When you add a holding as an Opening Balance trade, Sharesight uses the market price of the opening balance date to calculate capital gain return.

To use a simple example where a holding has an opening balance trade on 30 June 2024. Instead of using the $32 average purchase price (or cost base) to calculate return, Sharesight uses the market price of 30 June 2024, which is $42.68.

opening balance

Why Sharesight Uses the Market Price for Opening Balance

Sharesight uses the market price when entering an opening balance to avoid skewing return calculations.

Opening balances are useful in two situations:

  1. You have missing buy and/or sell records.
  2. You have too many historical trades (hundreds or thousands), and entering them all would be impractical.

In either case, using an opening balance allows you to track your holdings without the need to locate every trade. All you need is the most recent quantity and either the average cost base or total cost base.

However, this has a trade-off: you need to choose an arbitrary date for the opening balance—one that may not reflect the actual purchase date of your shares.

This matters because Sharesight uses a money-weighted return (MWR) method, which is sensitive to the timing of cash flows.
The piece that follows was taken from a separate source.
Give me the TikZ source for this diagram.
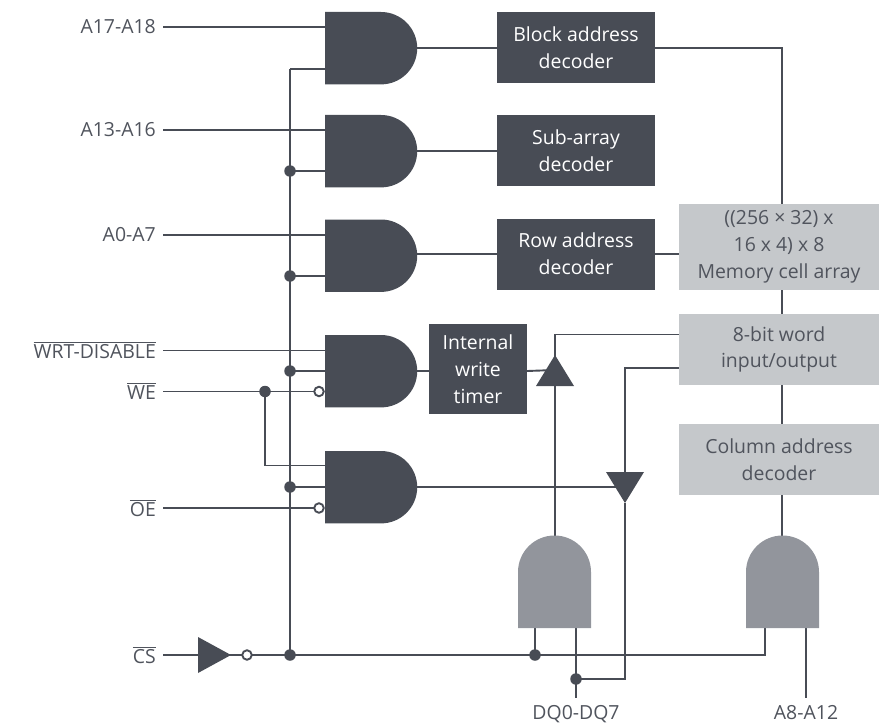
\documentclass[tikz,border=0pt]{standalone}
\usepackage{fontspec}
\setmainfont{Open Sans}
\definecolor{inkdark}{HTML}{484C55}
\definecolor{gatemid}{HTML}{92959C}
\definecolor{boxlight}{HTML}{C5C8CB}
\definecolor{labeltxt}{HTML}{50545D}
\newcommand{\ovl}[1]{\leavevmode\vbox{\hrule height 0.9pt\kern 1.8pt\hbox{#1}}}
\tikzset{
  wire/.style={draw=inkdark,line width=1.9bp},
  dot/.style={circle,fill=inkdark,inner sep=0,minimum size=11.5bp},
  bubble/.style={circle,draw=inkdark,fill=white,line width=1.9bp,inner sep=0,minimum size=9.5bp},
  darkbox/.style={fill=inkdark,text=white,inner sep=0,align=center,font=\fontsize{19.5}{27}\selectfont},
  lightbox/.style={fill=boxlight,text=labeltxt,inner sep=0,align=center,font=\fontsize{19.5}{27}\selectfont},
  sig/.style={text=labeltxt,inner sep=0,anchor=east,font=\fontsize{19.5}{24}\selectfont},
  pinlabel/.style={text=labeltxt,inner sep=0,anchor=base,font=\fontsize{19.5}{24}\selectfont},
  hgatefill/.style={fill=inkdark},
  vgatefill/.style={fill=gatemid},
  tri/.style={fill=inkdark}
}
% horizontal AND gate: top y
\newcommand{\hgate}[1]{\path[hgatefill] (325,#1) -- (381,#1) arc[start angle=90,end angle=-90,radius=36.2bp] -- (325,#1+72.4) -- cycle;}
% vertical AND gate: left x
\newcommand{\vgate}[1]{\path[vgatefill] (#1,628) -- (#1,572) arc[start angle=180,end angle=0,radius=36.5bp] -- (#1+73,628) -- cycle;}
\begin{document}
\begin{tikzpicture}[x=1bp,y=-1bp]
\useasboundingbox (0,0) rectangle (879,723);
% boxes
\node[darkbox,minimum width=158bp,minimum height=71bp] (block) at (576,47.5) {Block address\\decoder};
\node[darkbox,minimum width=158bp,minimum height=71bp] (sub) at (576,150.5) {Sub-array\\decoder};
\node[darkbox,minimum width=158bp,minimum height=71bp] (row) at (576,254) {Row address\\decoder};
\node[darkbox,minimum width=98bp,minimum height=90bp] (timer) at (478,369) {Internal\\write\\timer};
\node[lightbox,minimum width=200bp,minimum height=86bp] (mem) at (779,247) {((256 × 32) x\\16 x 4) x 8\\Memory cell array};
\node[lightbox,minimum width=200bp,minimum height=71bp] (io) at (779,349.5) {8-bit word\\input/output};
\node[lightbox,minimum width=200bp,minimum height=71bp] (col) at (779,459.5) {Column address\\decoder};
% labels
\node[sig] (a17) at (156,27) {A17-A18};
\node[sig] (a13) at (156,130) {A13-A16};
\node[sig] (a0) at (156,235) {A0-A7};
\node[sig] (wrt) at (156,350) {\ovl{WRT-DISABLE}};
\node[sig] (we) at (156,391) {\ovl{WE}};
\node[sig] (oe) at (156,508) {\ovl{OE}};
\node[sig] (cs) at (156,655) {\ovl{CS}};
\node[pinlabel] (dq) at (576,719) {DQ0-DQ7};
\node[pinlabel] (a8) at (806,719) {A8-A12};
% pins
\coordinate (s1) at (163,27); \coordinate (s2) at (163,130); \coordinate (s3) at (163,235);
\coordinate (s4) at (163,350.5); \coordinate (s5) at (163,391.5); \coordinate (s6) at (163,508); \coordinate (s7) at (163,655);
\coordinate (bustop) at (290,69);
\coordinate (g1a) at (330,27); \coordinate (g1b) at (330,69); \coordinate (g1o) at (417,48);
\coordinate (g2a) at (330,130); \coordinate (g2b) at (330,171); \coordinate (g2o) at (417,151);
\coordinate (g3a) at (330,235); \coordinate (g3b) at (330,276); \coordinate (g3o) at (417,254);
\coordinate (g4a) at (330,350.5); \coordinate (g4b) at (330,371); \coordinate (g4o) at (417,371);
\coordinate (g5a) at (330,465.5); \coordinate (g5b) at (330,487); \coordinate (g5o) at (417,487);
\coordinate (upin) at (555,536); \coordinate (upout) at (555,355); \coordinate (upleft) at (555,370);
\coordinate (dnin) at (625,472); \coordinate (dnout) at (625,503); \coordinate (dnside) at (620,487);
\coordinate (dqa) at (535,628); \coordinate (dqb) at (576,628); \coordinate (dqend) at (576,698);
\coordinate (cola) at (765,628); \coordinate (colb) at (806,628); \coordinate (a8end) at (806,698);
\coordinate (coltop) at (782,536); \coordinate (railtop) at (782,48);
% junctions
\node[dot] (j2) at (290,171) {};
\node[dot] (j3) at (290,276) {};
\node[dot] (j4) at (290,371) {};
\node[dot] (j5) at (290,487) {};
\node[dot] (j7) at (290,655) {};
\node[dot] (jwe) at (265,391.5) {};
\node[dot] (jdq) at (535,655) {};
\node[dot] (jio) at (576,679) {};
% wires
\draw[wire] (s1) -- (g1a); \draw[wire] (s2) -- (g2a); \draw[wire] (s3) -- (g3a); \draw[wire] (s4) -- (g4a);
\draw[wire] (bustop) -- (g1b);
\draw[wire] (bustop) -- (j7.center);
\draw[wire] (j2.center) -- (g2b); \draw[wire] (j3.center) -- (g3b); \draw[wire] (j4.center) -- (g4b); \draw[wire] (j5.center) -- (g5b);
\draw[wire] (s5) -- (jwe.center) |- (g5a);
\coordinate (b1) at (319,391.5); \coordinate (b2) at (319,508); \coordinate (b3) at (247,655);
\draw[wire] (jwe.center) -- (b1);
\draw[wire] (s6) -- (b2);
\draw[wire] (s7) -- (b3) -- (j7.center) -- (jdq.center) -| (cola);
\draw[wire] (g1o) -- (block.west |- g1o);
\draw[wire] (g2o) -- (sub.west |- g2o);
\draw[wire] (g3o) -- (row.west |- g3o);
\draw[wire] (g4o) -- (timer.west |- g4o);
\draw[wire] (timer.east |- g4o) -- (upleft);
\draw[wire] (g5o) -- (dnside);
\draw[wire] (block.east |- railtop) -- (railtop) -- (coltop);
\draw[wire] (sub.east |- g2o) -- ++(0,0);
\draw[wire] (row.east |- g3o) -- (mem.west |- g3o);
\draw[wire] (io.west |- 0,334.5) -| (upin);
\draw[wire] (io.west |- 0,368) -| (dnin);
\draw[wire] (dnout) |- (jio.center);
\draw[wire] (dqa) -- (jdq.center);
\draw[wire] (dqb) -- (dqend);
\draw[wire] (colb) -- (a8end);
% redraw boxes above the rail
\node[lightbox,minimum width=200bp,minimum height=86bp] at (779,247) {((256 × 32) x\\16 x 4) x 8\\Memory cell array};
\node[lightbox,minimum width=200bp,minimum height=71bp] at (779,349.5) {8-bit word\\input/output};
\node[lightbox,minimum width=200bp,minimum height=71bp] at (779,459.5) {Column address\\decoder};
% gates
\hgate{12} \hgate{115} \hgate{219.5} \hgate{335} \hgate{451}
\vgate{518} \vgate{746}
\path[tri] (555,355) -- (574,386) -- (536,386) -- cycle;
\path[tri] (606,472) -- (644,472) -- (625,503) -- cycle;
\path[tri] (198,637) -- (231,655) -- (198,673) -- cycle;
\node[bubble] (n1) at (b1) {};
\node[bubble] (n2) at (b2) {};
\node[bubble] (n3) at (b3) {};
\end{tikzpicture}
\end{document}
The date you choose for the opening balance directly affects the calculated return.

For example, let’s say you’ve held a stock for over 10 years. You don’t remember the exact purchase date, but you know your average purchase price was $10. If you enter an opening balance dated 1 January 2025, and the current market price on 25 June 2025 is $50, Sharesight will calculate a 400% return over just six months. This overstates your performance and distorts your portfolio’s overall return.

Using average purchase to calculate return

The example above is an extreme case, but it illustrates why Sharesight uses the market price—rather than the average cost base—when calculating returns for opening balances. While not a perfect solution, using the market price helps minimise the risk of inflated or misleading performance figures.

That said, if you prefer your returns to reflect your actual cost base, you can override the market price by manually entering your average purchase price in the Unit/Share price field under the Market value section when setting up the opening balance. This allows Sharesight to calculate returns based on your true cost, rather than the market price on the selected date.